- Flag of Timor-Leste
- IOC code: TLS
- NOC: National Olympic Committee of Timor Leste

in London, United Kingdom 27 July – 12 August 2012
- Competitors: 2 in 1 sports
- Flag bearers: Augusto Ramos Soares (opening) Juventina Napoleão (closing)
- Medals: Gold 0 Silver 0 Bronze 0 Total 0

Summer Olympics appearances (overview)
- 2004; 2008; 2012; 2016; 2020; 2024;

Other related appearances
- Individual Olympic Athletes (2000)

= Timor-Leste at the 2012 Summer Olympics =

Timor-Leste, also known as East Timor and officially as the Democratic Republic of Timor-Leste, competed at the 2012 Summer Olympics in London, held from July 27 to August 12, 2012. This was the nation's fourth appearance at the Olympics, although it was first appeared as part of the Individual Olympic Athletes. Two marathon runners were selected to the team by wildcard places, without having qualified at any sporting event. Timor-Leste, however, has yet to win its first Olympic medal.

Augusto Ramos Soares and Juventina Napoleão were the only Timorese athletes competing at the 2012 Summer Olympics. Soares was coached by Agueda Amaral, one of Timor-Leste's most famous athletes, who represented Timor-Leste at the 2000 Summer Olympics in Sydney, Australia. Unlike Amaral, who trained in a refugee camp, Soares trained in Portugal in mid-June earlier that year.

==Athletics==

Timor-Leste qualified two runners.

- Men
Augusto Ramos Soares represented Timor-Leste at the London Games as the nation's only male track runner. He had not competed at any Olympic games. The men's marathon took place on August 12, with Soares competing against 109 athletes. The East Timorese athlete finished the competition in 2:45:09 and placed 84th out of the 85 finishing competitors, displacing Tsepo Ramonene of Lesotho (2:55:54) but falling behind Juan Carlos Cardona of Colombia (2:40:13). In comparison, the gold medalist Stephen Kiprotich of Uganda finished in 2:08:01.
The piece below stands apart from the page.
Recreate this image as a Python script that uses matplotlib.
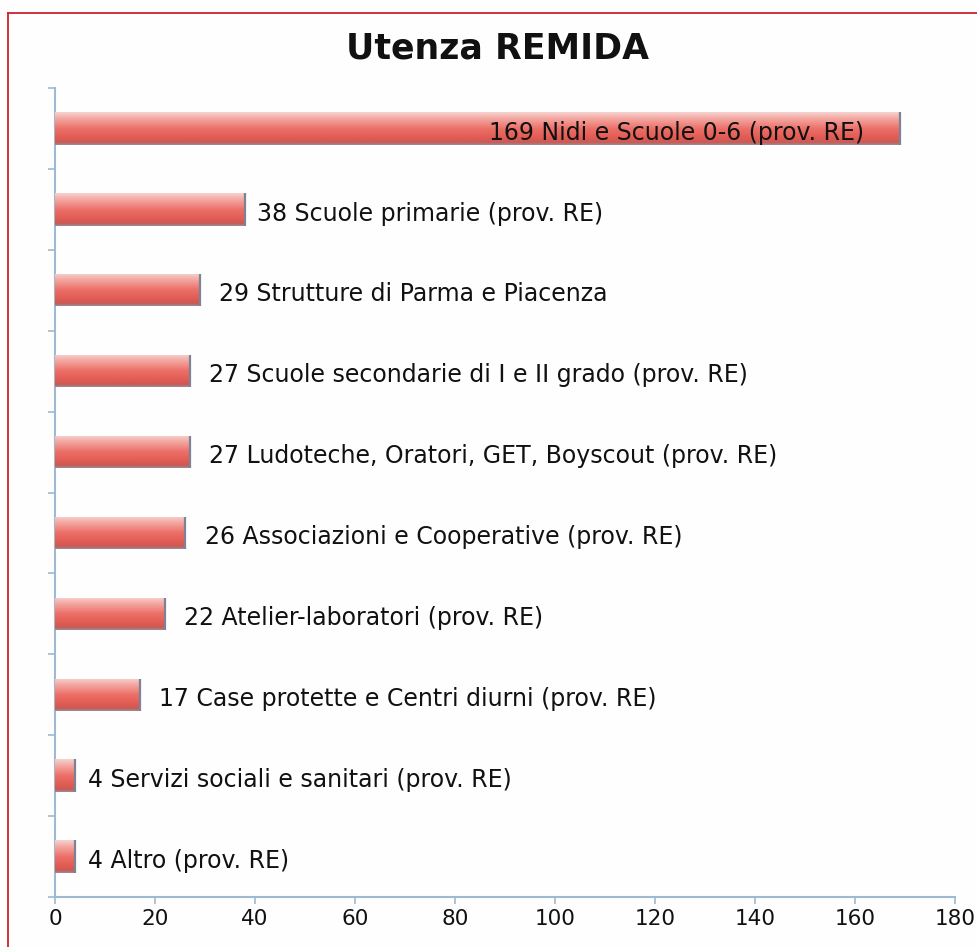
import numpy as np
import matplotlib
matplotlib.use("Agg")
import matplotlib.pyplot as plt
from matplotlib.colors import LinearSegmentedColormap
from matplotlib.lines import Line2D

# data (top to bottom as in the chart)
values = [169, 38, 29, 27, 27, 26, 22, 17, 4, 4]
labels = [
    "Nidi e Scuole 0-6 (prov. RE)",
    "Scuole primarie (prov. RE)",
    "Strutture di Parma e Piacenza",
    "Scuole secondarie di I e II grado (prov. RE)",
    "Ludoteche, Oratori, GET, Boyscout (prov. RE)",
    "Associazioni e Cooperative (prov. RE)",
    "Atelier-laboratori (prov. RE)",
    "Case protette e Centri diurni (prov. RE)",
    "Servizi sociali e sanitari (prov. RE)",
    "Altro (prov. RE)",
]
xticks = [0, 20, 40, 60, 80, 100, 120, 140, 160, 180]
title = "Utenza REMIDA"

# label gap from bar end, in pixels (first label sits inside the bar)
label_gap_px = [-36, 12, 19, 19, 19, 20, 19, 19, 13, 13]

axis_col = "#9dbad0"
bar_h = 0.4

fig = plt.figure(figsize=(9.77, 9.47), dpi=100)
fig.patch.set_facecolor("#fefefe")
ax = fig.add_axes([0.0563, 0.0528, 0.9212, 0.8542])
ax.set_facecolor("#fefefe")

# vertical gradient for the "tube" look of the bars
grad_cmap = LinearSegmentedColormap.from_list(
    "tube",
    [(0.0, "#f6d2cf"), (0.18, "#f4aaa4"), (0.5, "#ec7068"),
     (0.8, "#e05a52"), (0.93, "#c85a55"), (1.0, "#9c8a94")])
grad = np.linspace(0, 1, 64).reshape(-1, 1)

y = np.arange(len(values))
bars = ax.barh(y, values, height=bar_h, color="#e8625c", linewidth=0, zorder=2)
for b, v, yi in zip(bars, values, y):
    im = ax.imshow(grad, cmap=grad_cmap, aspect="auto", origin="upper",
                   extent=[0, v, yi + bar_h / 2, yi - bar_h / 2], zorder=3)
    im.set_clip_path(b)
    # dark cap at the end of the bar
    ax.plot([v, v], [yi - bar_h / 2, yi + bar_h / 2], color="#7d8296",
            lw=1.6, zorder=4, solid_capstyle="butt")

# value + category labels
for i, (v, lab) in enumerate(zip(values, labels)):
    gap = label_gap_px[i] * 72 / fig.dpi
    ax.annotate(f"{v} {lab}", (v, i), xytext=(gap, -3), textcoords="offset points",
                ha="right" if gap < 0 else "left", va="center",
                fontsize=17, color="#111111", zorder=5)

ax.set_xlim(0, 180)
ax.set_ylim(len(values) - 0.5, -0.5)
ax.set_xticks(xticks)
ax.set_xticklabels([str(t) for t in xticks], fontsize=15.5, color="#111111")
ax.set_yticks(np.arange(-0.5, len(values), 1.0))
ax.set_yticklabels([])
ax.tick_params(axis="x", direction="out", length=5, width=1.2, color=axis_col, pad=4)
ax.tick_params(axis="y", direction="out", length=5, width=1.2, color=axis_col)
for s in ["top", "right"]:
    ax.spines[s].set_visible(False)
for s in ["left", "bottom"]:
    ax.spines[s].set_color(axis_col)
    ax.spines[s].set_linewidth(1.5)

fig.text(0.509, 0.949, title, ha="center", va="center", fontsize=25,
         fontweight="bold", color="#111111")

# red frame (left and top edges)
fig.add_artist(Line2D([0.0082, 0.0082], [0, 0.9863], color="#d0202e", lw=1.3,
                      transform=fig.transFigure))
fig.add_artist(Line2D([0.0082, 1.0], [0.9863, 0.9863], color="#d0202e", lw=1.3,
                      transform=fig.transFigure))

fig.savefig("out.png", dpi=100, facecolor=fig.get_facecolor())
| Athlete | Event | Final |  |
| Result | Rank |
| Augusto Ramos Soares | Marathon | 2:45:09 | 84 |

- Women
Juventina Napoleão represented Timor-Leste at the London Olympics as its only female track athlete. She had not competed at the Olympic games. The race took place on August 5, with Napoleão facing 117 athletes. She finished the race in 3:05:07, placing 106th out of the 107th athletes; she finished ahead of Caitriona Jennings of Ireland (3:22:11) and behind Ni Lar San of Myanmar (3:04:27). In comparison, Tiki Gelana won the gold medal with an Olympic-record-breaking 2:23:07.